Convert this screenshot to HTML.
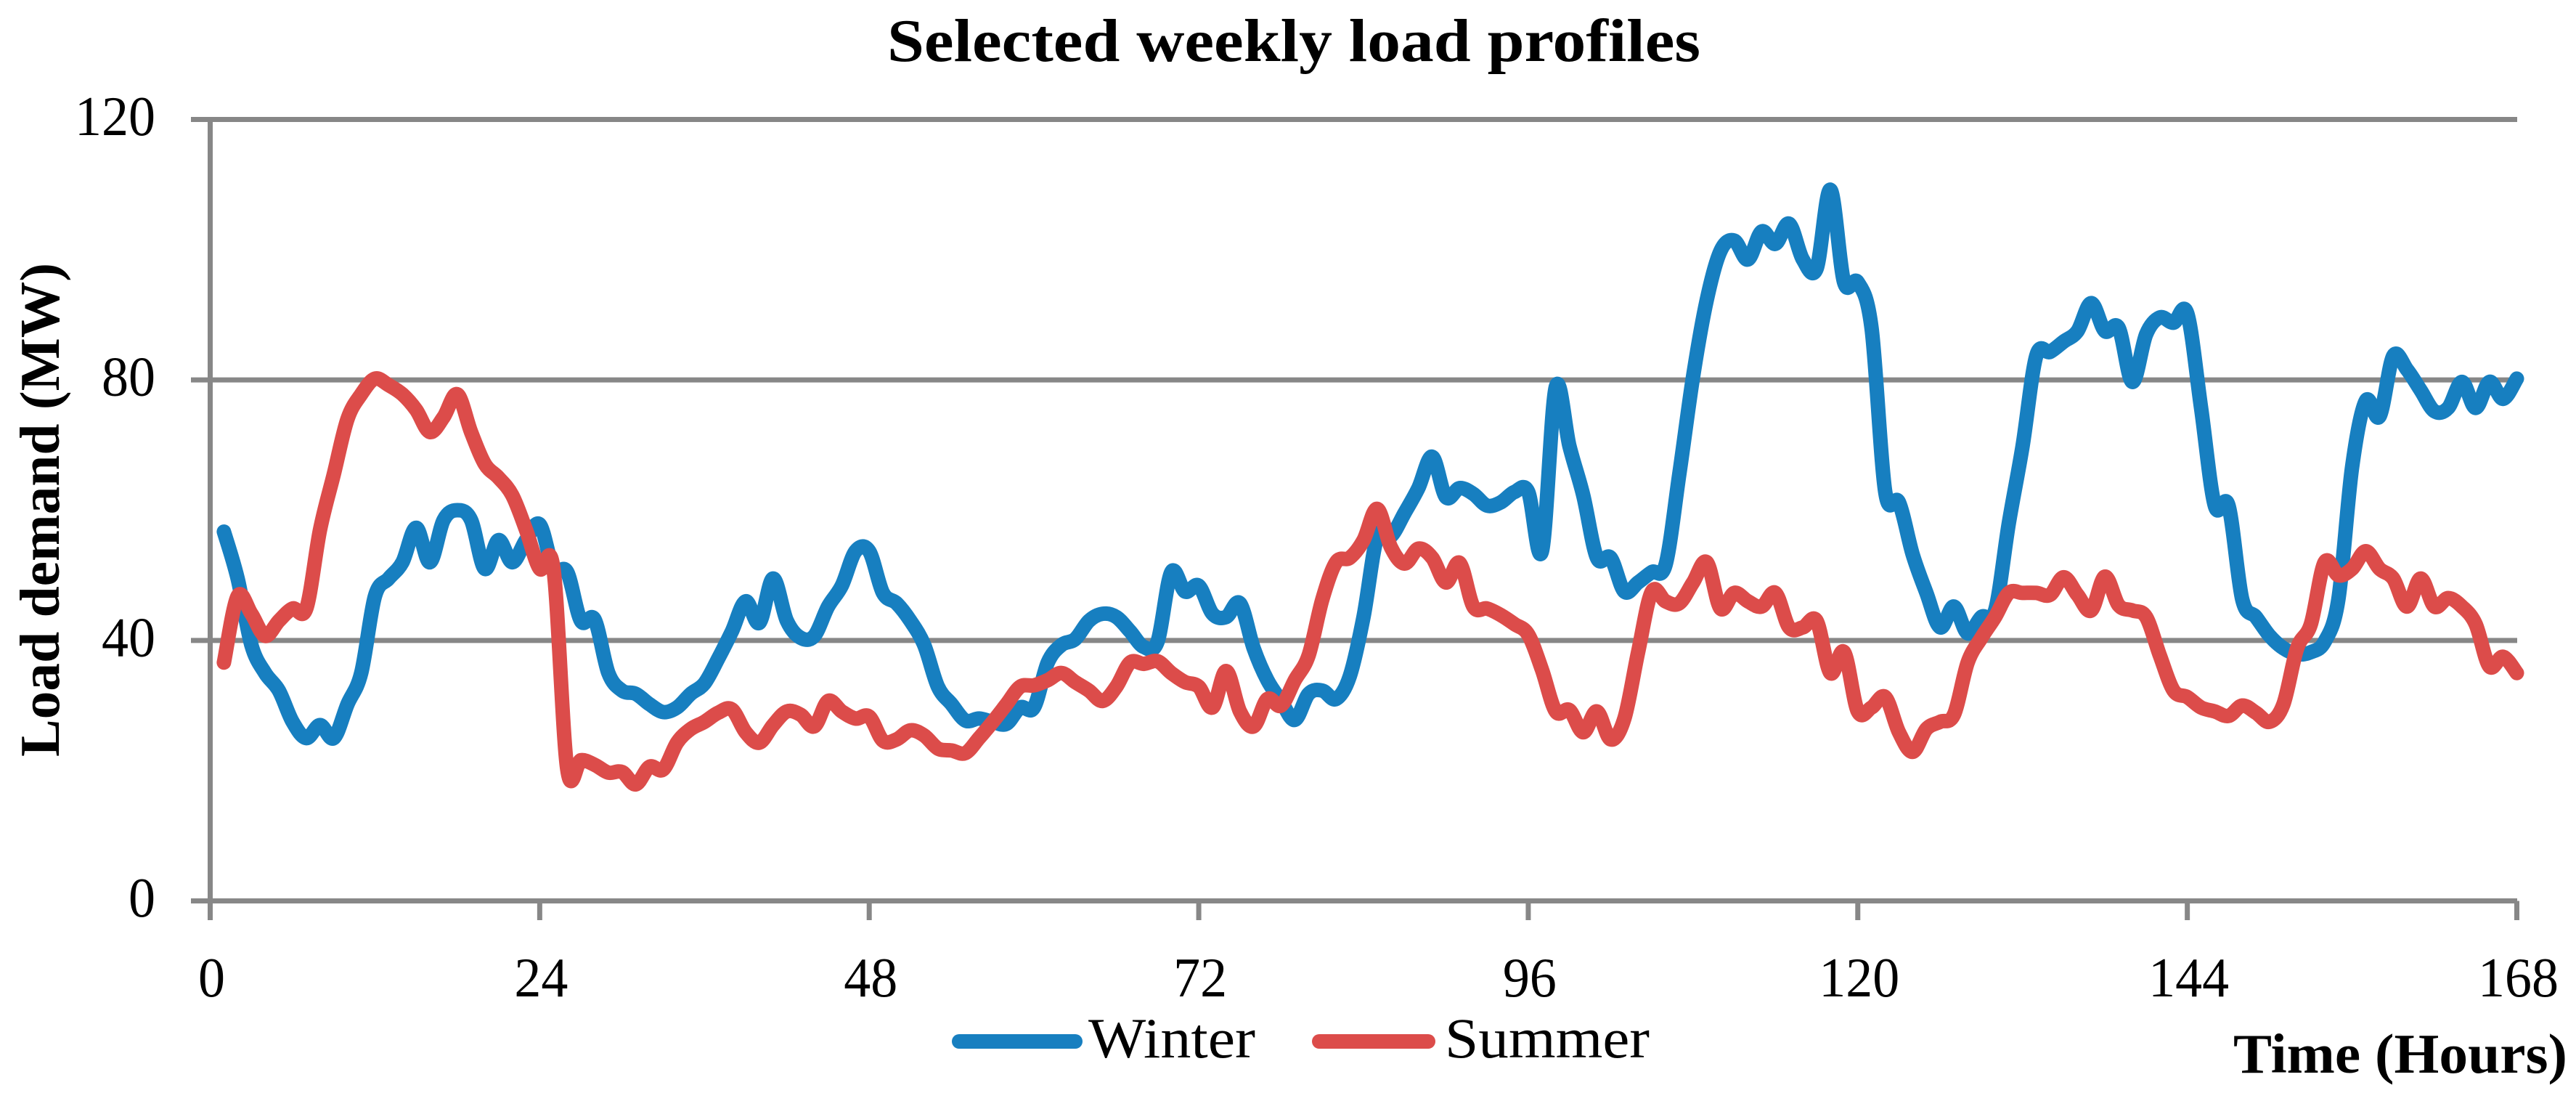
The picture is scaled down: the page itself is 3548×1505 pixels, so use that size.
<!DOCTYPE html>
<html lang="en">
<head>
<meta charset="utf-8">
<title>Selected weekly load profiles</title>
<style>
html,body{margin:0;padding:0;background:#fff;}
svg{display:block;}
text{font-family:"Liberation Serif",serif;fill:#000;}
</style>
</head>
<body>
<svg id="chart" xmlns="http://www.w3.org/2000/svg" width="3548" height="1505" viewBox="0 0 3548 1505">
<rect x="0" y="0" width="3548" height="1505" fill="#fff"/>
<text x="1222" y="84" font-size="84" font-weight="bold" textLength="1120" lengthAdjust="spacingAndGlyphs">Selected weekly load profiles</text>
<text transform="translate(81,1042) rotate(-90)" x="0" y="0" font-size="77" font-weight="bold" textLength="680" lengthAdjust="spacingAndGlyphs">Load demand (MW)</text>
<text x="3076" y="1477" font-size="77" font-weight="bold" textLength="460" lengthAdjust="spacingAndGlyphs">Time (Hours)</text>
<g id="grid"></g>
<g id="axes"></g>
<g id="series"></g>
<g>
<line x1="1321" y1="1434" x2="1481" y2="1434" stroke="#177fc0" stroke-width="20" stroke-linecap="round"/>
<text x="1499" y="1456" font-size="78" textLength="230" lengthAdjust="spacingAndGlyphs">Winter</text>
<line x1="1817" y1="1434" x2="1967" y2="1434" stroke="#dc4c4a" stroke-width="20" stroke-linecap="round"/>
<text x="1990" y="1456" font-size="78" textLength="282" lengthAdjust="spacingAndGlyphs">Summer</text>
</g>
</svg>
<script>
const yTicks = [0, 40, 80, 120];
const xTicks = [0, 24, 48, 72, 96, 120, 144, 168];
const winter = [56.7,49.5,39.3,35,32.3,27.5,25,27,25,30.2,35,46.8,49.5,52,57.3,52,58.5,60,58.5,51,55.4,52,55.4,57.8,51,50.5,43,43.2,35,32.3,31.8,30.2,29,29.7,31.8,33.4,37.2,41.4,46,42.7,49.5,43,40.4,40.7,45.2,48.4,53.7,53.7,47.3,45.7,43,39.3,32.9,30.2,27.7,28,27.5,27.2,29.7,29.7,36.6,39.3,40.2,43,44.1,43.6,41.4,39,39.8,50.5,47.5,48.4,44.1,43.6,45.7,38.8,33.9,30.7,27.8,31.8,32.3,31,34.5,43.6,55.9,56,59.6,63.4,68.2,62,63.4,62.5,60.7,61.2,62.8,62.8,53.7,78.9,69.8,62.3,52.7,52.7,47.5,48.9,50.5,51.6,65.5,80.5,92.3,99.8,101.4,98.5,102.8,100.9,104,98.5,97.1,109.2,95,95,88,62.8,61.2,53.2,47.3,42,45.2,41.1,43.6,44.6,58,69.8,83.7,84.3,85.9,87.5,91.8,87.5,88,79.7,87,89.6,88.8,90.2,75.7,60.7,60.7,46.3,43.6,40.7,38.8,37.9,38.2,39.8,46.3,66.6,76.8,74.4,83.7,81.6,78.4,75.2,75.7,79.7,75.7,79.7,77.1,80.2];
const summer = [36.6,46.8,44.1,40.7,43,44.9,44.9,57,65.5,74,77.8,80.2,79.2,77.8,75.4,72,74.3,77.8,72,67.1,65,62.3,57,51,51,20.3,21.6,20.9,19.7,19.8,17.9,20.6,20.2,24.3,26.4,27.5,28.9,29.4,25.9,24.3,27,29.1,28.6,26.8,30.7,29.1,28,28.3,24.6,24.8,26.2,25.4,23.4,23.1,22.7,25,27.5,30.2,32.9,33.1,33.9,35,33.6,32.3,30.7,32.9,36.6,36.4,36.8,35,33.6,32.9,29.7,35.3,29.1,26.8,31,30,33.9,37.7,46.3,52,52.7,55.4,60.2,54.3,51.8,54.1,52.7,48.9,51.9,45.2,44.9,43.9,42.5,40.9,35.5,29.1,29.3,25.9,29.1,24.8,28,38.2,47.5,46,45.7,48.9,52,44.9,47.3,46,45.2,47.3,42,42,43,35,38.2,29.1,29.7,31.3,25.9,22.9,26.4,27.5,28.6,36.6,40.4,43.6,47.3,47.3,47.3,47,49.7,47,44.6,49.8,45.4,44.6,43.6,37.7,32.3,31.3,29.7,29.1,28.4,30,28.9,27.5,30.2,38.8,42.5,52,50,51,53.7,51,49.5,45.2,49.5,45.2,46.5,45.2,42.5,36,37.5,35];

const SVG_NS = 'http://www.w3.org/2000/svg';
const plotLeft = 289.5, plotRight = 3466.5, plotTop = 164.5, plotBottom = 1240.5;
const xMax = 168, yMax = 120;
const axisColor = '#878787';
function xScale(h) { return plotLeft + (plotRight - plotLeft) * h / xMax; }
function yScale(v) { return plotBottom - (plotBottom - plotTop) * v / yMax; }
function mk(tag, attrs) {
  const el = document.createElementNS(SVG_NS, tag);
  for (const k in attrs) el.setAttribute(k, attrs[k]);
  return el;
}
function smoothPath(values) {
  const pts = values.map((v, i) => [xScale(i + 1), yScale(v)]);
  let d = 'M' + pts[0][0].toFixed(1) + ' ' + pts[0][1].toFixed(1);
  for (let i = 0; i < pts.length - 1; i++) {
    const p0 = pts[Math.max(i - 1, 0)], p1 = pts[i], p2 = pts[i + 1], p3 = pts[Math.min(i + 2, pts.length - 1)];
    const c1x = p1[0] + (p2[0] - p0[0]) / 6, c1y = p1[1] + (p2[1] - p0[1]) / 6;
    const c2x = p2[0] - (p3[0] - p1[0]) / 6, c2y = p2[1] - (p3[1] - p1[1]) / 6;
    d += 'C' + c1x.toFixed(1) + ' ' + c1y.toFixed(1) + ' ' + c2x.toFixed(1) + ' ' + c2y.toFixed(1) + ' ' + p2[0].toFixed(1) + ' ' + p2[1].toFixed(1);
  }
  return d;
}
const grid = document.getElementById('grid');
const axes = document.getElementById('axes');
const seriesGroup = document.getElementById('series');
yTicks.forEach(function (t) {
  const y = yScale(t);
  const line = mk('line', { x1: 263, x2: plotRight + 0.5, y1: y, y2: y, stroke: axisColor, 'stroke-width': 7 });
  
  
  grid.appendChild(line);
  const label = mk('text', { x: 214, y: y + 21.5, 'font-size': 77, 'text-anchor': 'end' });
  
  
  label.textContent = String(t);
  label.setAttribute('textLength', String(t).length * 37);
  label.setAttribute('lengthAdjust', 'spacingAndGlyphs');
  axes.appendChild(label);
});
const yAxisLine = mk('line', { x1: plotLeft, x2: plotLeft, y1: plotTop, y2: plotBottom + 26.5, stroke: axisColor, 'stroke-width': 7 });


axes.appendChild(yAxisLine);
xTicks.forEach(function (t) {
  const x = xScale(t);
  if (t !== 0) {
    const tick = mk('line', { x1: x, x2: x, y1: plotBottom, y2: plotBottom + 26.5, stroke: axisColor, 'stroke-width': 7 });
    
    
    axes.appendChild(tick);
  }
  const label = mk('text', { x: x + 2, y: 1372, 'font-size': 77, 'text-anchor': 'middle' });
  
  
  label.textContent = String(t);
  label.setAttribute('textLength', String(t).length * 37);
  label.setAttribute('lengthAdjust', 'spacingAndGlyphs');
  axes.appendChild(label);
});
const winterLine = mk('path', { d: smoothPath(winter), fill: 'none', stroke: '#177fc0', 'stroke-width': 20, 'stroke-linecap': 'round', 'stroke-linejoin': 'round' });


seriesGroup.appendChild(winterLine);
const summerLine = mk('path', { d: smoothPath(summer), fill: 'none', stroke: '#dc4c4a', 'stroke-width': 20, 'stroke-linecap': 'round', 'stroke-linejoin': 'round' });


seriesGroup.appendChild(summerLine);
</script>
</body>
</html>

.....

### WHAT NEEDS TO BE DONE
Copy out each line of the listing that holds "size".

### WRITTEN RESPONSE
The picture is scaled down: the page itself is 3548×1505 pixels, so use that size.
<text x="1222" y="84" font-size="84" font-weight="bold" textLength="1120" lengthAdjust="spacingAndGlyphs">Selected weekly load profiles</text>
<text transform="translate(81,1042) rotate(-90)" x="0" y="0" font-size="77" font-weight="bold" textLength="680" lengthAdjust="spacingAndGlyphs">Load demand (MW)</text>
<text x="3076" y="1477" font-size="77" font-weight="bold" textLength="460" lengthAdjust="spacingAndGlyphs">Time (Hours)</text>
<text x="1499" y="1456" font-size="78" textLength="230" lengthAdjust="spacingAndGlyphs">Winter</text>
<text x="1990" y="1456" font-size="78" textLength="282" lengthAdjust="spacingAndGlyphs">Summer</text>
  const label = mk('text', { x: 214, y: y + 21.5, 'font-size': 77, 'text-anchor': 'end' });
  const label = mk('text', { x: x + 2, y: 1372, 'font-size': 77, 'text-anchor': 'middle' });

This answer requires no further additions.